The Woman With an Ashen Face

Last year I went to Mumbai to take part in a panel discussion about trends symptomatic of

BANGALORE: Last year I went to Mumbai to take part in a panel discussion about trends symptomatic of our times and the question of individual freedom. How many women really live lives that have not been pre-fabricated? Back in Bangalore, I took an airport shuttle to my neighbourhood when a family boarded the bus. A husband, a wife and their assorted relatives. The man spoke a UP dialect but it was his manner that spoke not of his Geography but his upbringing. “Tera baap..us se bada ziddi nahin dekha humne!,” he addressed his tongue-tied wife, telling her just what he thought of her father. He and the family were all supposed to go to Narayana Hrudayalaya and they had boarded a bus to get there but the father-in-law who was already in Bangalore, insisted over the phone that they disembark and board another bus. How dare the old man do that? He spat,  “Main apne baap ki nahin sunta toh isski kyon suno!”
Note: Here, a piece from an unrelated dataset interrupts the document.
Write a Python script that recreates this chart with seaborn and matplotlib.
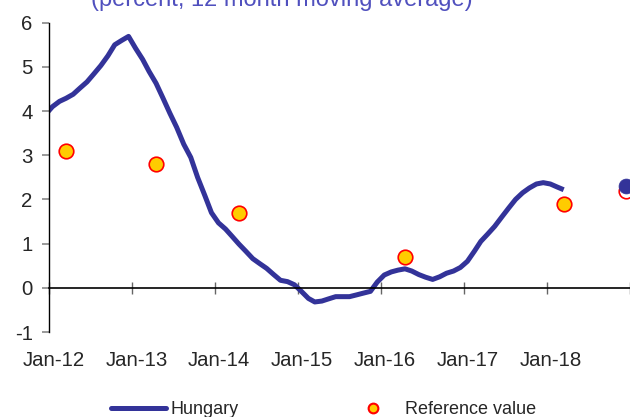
import matplotlib
matplotlib.use("Agg")
import matplotlib.pyplot as plt
import matplotlib.transforms as mtransforms
from matplotlib.lines import Line2D
import seaborn as sns
import pandas as pd
import numpy as np

# ---------------- data ----------------
hungary_start = "2011-12-01"
hungary_values = [
    3.92,
    4.10, 4.22, 4.29, 4.38, 4.52, 4.66, 4.84, 5.03, 5.25, 5.50, 5.60, 5.69,
    5.42, 5.17, 4.90, 4.63, 4.30, 3.95, 3.63, 3.25, 2.95, 2.50, 2.10, 1.70,
    1.47, 1.33, 1.17, 0.99, 0.83, 0.66, 0.55, 0.44, 0.30, 0.17, 0.14, 0.07,
    -0.08, -0.24, -0.32, -0.30, -0.25, -0.20, -0.20, -0.20, -0.16, -0.12, -0.08, 0.13,
    0.29, 0.36, 0.40, 0.43, 0.38, 0.30, 0.24, 0.19, 0.25, 0.33, 0.38, 0.46,
    0.60, 0.83, 1.05, 1.22, 1.39, 1.60, 1.80, 2.00, 2.15, 2.26, 2.35, 2.38,
    2.35, 2.28, 2.22,
]
ref_dates = ["2012-03-15", "2013-04-15", "2014-04-15", "2016-04-15", "2018-03-15"]
ref_values = [3.1, 2.8, 1.7, 0.7, 1.9]
ref_last_date = ["2018-12-15"]
ref_last_value = [2.2]
hungary_proj_date = ["2018-12-15"]
hungary_proj_value = [2.3]
tick_years = ["2012", "2013", "2014", "2015", "2016", "2017", "2018"]
tick_labels = ["Jan-12", "Jan-13", "Jan-14", "Jan-15", "Jan-16", "Jan-17", "Jan-18"]
y_ticks = [-1, 0, 1, 2, 3, 4, 5, 6]
title = "(percent, 12 month moving average)"

# ---------------- frames ----------------
hun = pd.DataFrame({
    "date": pd.date_range(hungary_start, periods=len(hungary_values), freq="MS") + pd.Timedelta(days=14),
    "value": hungary_values,
})
ref = pd.DataFrame({"date": pd.to_datetime(ref_dates), "value": ref_values})
ref_last = pd.DataFrame({"date": pd.to_datetime(ref_last_date), "value": ref_last_value})
proj = pd.DataFrame({"date": pd.to_datetime(hungary_proj_date), "value": hungary_proj_value})

sns.set_style("white")
plt.rcParams["font.family"] = ["Liberation Sans", "DejaVu Sans"]
plt.rcParams["axes.unicode_minus"] = False

LINE = "#333399"
fig = plt.figure(figsize=(6.3, 4.17), dpi=100)
ax = fig.add_axes([49.3 / 630, 1 - 332 / 417, 1 - 49.3 / 630, (332 - 22.7) / 417])

sns.lineplot(data=hun, x="date", y="value", color=LINE, linewidth=3.6, ax=ax,
             solid_joinstyle="round", solid_capstyle="butt")
sns.scatterplot(data=ref, x="date", y="value", s=110, color="#FFCC00",
                edgecolor="#FF0000", linewidth=1.2, ax=ax, zorder=4, clip_on=False)
sns.scatterplot(data=ref_last, x="date", y="value", s=110, color="white",
                edgecolor="#FF0000", linewidth=1.2, ax=ax, zorder=4, clip_on=False)
sns.scatterplot(data=proj, x="date", y="value", s=115, color=LINE,
                edgecolor=LINE, linewidth=0.5, ax=ax, zorder=5, clip_on=False)

ax.set_xlim(pd.Timestamp("2012-01-01"), pd.Timestamp("2019-01-01"))
ax.set_ylim(-1, 6)
ax.set_xlabel("")
ax.set_ylabel("")

ax.set_xticks(pd.to_datetime([y + "-01-01" for y in tick_years] + ["2019-01-01"]))
ax.set_xticklabels(tick_labels + [""])
ax.set_yticks(y_ticks)
ax.set_yticklabels([str(v) for v in y_ticks])

for s in ["top", "right"]:
    ax.spines[s].set_visible(False)
ax.spines["bottom"].set_position(("data", 0))
ax.spines["bottom"].set_color("black")
ax.spines["bottom"].set_linewidth(1.2)
ax.spines["left"].set_color("black")
ax.spines["left"].set_linewidth(1.0)

ax.tick_params(axis="x", direction="inout", length=8.6, width=1.0, color="#666666",
               labelsize=14.7, pad=41, bottom=True)
ax.tick_params(axis="y", direction="out", length=5, width=1.2, color="#888888",
               labelsize=14.7, pad=7, left=True)

offset = mtransforms.ScaledTranslation(4 / 100, 0, fig.dpi_scale_trans)
for lbl in ax.get_xticklabels():
    lbl.set_transform(lbl.get_transform() + offset)

fig.text(282 / 630, 1 - 6 / 417, title, ha="center", va="baseline",
         color="#5050BE", fontsize=17)

handles = [
    Line2D([], [], color=LINE, linewidth=3.6),
    Line2D([], [], marker="o", linestyle="none", markersize=7, markerfacecolor="#FFCC00",
           markeredgecolor="#FF0000", markeredgewidth=1.5),
]
fig.legend(handles, ["Hungary", "Reference value"], loc="center",
           bbox_to_anchor=(323.7 / 630, 1 - 410 / 417), ncol=2, frameon=False,
           fontsize=13, handlelength=3.05, handletextpad=0.25, columnspacing=5.9)

fig.savefig("out.png", dpi=100)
A passenger told him that he would be fine, that from the Silk Board Junction where the bus was headed, they could board a bus straight to the hospital. He was given bus numbers to note. But he was not interested in resolving the conflict but milking it to the last drop.

Through his tirade, I wondered about his wife. That ashen faced woman who sat in a bus full of strangers, hearing her father being abused.

This was obviously not new. She was used to being humiliated in public by her husband.

Then something gave away because in the air-conditioned bus, the wife rose and began to gesture desperately to the conductor that she wanted to puke.

The driver hurriedly slowed the bus down, the automatic doors were opened and the woman sat down on the step, and began to vomit violently while the traffic buzzed past her. The husband, speechless for a moment, rose and held the wife by the shoulders and then began to talk, “Be careful, all this traffic, you might get hurt.” There was maybe just a tinge of guilt in his voice. But only just about.

Someone offered water to the wife. “I am fine now,” she said resolutely and went back, having rid herself of the bile that must have been gathering over the last few toxic hours.

“See? Now she has fallen sick and all because of him,” the man began again and then the conductor said in a measured but firm voice, “We have 20 minutes before we reach your stop. Just stay quiet for these 20 minutes.”

And he did, thankfully. But even though he did, my mind could not stop wondering just how many women put up with men like these? How many of us know of women who have been abused verbally and physically by the men in their lives and who say nothing and accept it?

 I hope that the woman on the bus will someday, open the door to not just throw up her pain but to breathe in the courage to step out.